Let $f(t) = \sum_{i = 0}^{n} c_i \ t^i$ be a degree $n$ polynomial. In the binomial basis, we can write $f(t) = \sum_{k = 0}^{n} h_k \ \binom{t + n - k}{n}$. Using the calculus of finite differences, I can prove that the coefficient $c_i$ can be computed from $\{ h_0, \dots, h_n \}$ by the equation $c_i = \frac{1}{n!} \sum_{k = 0}^{n} \left( \sum_{\ell = i}^{n} s(n,\ell) \binom{\ell}{i} (n-k)^{\ell - i} \right) h_k, $ where $s(n,\ell)$ is the (signed) Stirling Number of the first kind. I'd like to have the inverse formula.
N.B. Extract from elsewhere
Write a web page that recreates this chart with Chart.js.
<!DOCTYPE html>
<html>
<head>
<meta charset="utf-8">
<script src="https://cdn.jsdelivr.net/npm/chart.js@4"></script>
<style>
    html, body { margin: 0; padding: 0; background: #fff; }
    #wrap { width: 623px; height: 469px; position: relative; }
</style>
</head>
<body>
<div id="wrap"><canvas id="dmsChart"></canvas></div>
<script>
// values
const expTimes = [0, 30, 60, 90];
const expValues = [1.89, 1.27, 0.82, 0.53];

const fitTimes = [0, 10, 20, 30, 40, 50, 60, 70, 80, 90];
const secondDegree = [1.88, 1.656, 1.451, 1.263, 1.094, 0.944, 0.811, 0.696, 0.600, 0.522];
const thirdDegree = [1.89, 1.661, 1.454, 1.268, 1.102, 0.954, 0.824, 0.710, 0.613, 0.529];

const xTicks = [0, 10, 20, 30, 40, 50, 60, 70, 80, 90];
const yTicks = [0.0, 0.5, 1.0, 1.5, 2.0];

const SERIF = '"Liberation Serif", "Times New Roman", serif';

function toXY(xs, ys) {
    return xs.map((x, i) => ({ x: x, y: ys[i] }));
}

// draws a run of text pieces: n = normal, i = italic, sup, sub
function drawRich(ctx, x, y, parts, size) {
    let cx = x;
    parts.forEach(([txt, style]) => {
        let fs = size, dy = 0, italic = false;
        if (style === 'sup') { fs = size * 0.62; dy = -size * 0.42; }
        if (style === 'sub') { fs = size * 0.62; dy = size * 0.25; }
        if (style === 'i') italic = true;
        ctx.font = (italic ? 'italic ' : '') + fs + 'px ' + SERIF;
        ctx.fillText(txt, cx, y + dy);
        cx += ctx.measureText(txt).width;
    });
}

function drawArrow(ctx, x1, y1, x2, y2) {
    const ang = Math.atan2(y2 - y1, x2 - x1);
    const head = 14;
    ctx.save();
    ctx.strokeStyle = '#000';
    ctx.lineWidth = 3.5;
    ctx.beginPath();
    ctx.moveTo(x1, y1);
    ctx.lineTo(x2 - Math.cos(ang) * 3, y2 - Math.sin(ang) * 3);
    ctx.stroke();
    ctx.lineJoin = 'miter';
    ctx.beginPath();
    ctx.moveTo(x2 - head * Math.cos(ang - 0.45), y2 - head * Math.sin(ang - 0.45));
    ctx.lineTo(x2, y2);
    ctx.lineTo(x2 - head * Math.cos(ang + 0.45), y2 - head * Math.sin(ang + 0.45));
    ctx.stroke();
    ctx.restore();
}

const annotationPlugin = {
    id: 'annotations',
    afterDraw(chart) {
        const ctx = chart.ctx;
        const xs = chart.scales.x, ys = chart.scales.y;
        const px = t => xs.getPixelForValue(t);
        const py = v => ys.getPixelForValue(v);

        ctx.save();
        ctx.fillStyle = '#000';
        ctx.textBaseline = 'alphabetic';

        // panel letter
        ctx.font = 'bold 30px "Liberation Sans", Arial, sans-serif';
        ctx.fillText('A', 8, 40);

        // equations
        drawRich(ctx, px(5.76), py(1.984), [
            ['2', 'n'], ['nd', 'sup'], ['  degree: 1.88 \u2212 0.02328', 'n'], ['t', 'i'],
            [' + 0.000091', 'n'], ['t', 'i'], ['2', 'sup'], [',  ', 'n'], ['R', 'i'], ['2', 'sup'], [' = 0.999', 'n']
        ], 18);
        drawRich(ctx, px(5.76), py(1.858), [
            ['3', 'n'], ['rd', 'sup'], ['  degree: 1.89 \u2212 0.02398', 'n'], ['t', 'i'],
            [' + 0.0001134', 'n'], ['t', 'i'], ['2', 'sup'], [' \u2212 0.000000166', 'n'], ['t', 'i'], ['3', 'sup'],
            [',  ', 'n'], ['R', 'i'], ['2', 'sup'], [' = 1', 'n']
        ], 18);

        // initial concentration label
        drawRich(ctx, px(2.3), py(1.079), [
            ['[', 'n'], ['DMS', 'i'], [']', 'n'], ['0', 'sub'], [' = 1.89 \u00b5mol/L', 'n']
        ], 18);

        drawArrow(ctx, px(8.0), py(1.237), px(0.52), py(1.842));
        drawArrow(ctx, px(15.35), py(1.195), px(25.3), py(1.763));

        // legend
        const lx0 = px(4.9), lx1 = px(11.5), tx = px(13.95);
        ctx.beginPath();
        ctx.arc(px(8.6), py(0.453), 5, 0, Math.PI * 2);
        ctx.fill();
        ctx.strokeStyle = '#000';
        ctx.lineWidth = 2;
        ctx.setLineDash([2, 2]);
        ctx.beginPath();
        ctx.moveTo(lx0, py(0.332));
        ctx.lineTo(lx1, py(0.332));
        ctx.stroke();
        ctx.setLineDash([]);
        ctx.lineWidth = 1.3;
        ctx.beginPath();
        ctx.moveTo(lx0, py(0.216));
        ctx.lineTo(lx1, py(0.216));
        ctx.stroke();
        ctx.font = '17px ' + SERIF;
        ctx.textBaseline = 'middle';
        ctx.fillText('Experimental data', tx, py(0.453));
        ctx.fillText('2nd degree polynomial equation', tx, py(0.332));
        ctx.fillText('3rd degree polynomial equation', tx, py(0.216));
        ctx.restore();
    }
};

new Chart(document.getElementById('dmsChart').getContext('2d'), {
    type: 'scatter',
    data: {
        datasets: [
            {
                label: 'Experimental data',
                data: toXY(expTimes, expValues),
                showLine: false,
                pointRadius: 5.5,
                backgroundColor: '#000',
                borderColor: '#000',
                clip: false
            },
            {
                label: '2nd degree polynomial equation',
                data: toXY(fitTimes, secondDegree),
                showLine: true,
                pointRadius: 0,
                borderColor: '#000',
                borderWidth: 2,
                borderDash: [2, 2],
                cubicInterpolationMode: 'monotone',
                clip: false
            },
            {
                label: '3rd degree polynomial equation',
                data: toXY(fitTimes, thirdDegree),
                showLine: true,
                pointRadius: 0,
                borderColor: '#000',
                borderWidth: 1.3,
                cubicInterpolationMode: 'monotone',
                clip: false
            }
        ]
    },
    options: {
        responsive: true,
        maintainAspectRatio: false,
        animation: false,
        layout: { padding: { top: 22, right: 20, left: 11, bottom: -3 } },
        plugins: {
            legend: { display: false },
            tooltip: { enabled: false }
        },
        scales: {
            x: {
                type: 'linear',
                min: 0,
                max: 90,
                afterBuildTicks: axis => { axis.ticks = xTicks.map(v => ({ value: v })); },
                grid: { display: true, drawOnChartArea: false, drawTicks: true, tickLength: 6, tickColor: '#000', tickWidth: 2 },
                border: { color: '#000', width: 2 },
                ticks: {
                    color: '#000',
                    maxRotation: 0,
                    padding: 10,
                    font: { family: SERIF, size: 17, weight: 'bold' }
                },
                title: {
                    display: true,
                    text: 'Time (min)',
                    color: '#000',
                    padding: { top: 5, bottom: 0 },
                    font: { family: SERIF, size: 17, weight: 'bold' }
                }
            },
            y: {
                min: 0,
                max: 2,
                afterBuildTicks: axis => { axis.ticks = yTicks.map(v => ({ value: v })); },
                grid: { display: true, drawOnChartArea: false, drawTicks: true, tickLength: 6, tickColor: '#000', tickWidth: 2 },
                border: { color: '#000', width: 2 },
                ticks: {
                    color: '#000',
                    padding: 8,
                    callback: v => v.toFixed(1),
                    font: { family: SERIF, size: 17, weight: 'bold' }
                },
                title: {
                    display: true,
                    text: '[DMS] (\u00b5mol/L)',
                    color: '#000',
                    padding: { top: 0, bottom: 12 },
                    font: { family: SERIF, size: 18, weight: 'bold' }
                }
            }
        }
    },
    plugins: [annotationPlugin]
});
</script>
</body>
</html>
That is, how does one compute $h_k$ as a function of $\{ c_0, \dots, c_n \}$?
Thanks.
Update: Thanks to the suggestions below, I can prove \begin{eqnarray} f(t) = \sum_{i = 0}^{n} \sum_{k = 0}^{i} \sum_{j = k}^{i} c_{i} k! \binom{i}{j} r^{i-j} S(j,k) \binom{t - r}{k} \end{eqnarray} for any positive integer $r$. I'm not sure how to convert this into an expansion in the basis $\left \{ \binom{t + n - k}{k} \right\}$ or $\left\{ \binom{t + n -k}{n} \right\}$, since I believe that $r$ cannot depend on $k$. Any ideas are certainly appreciated!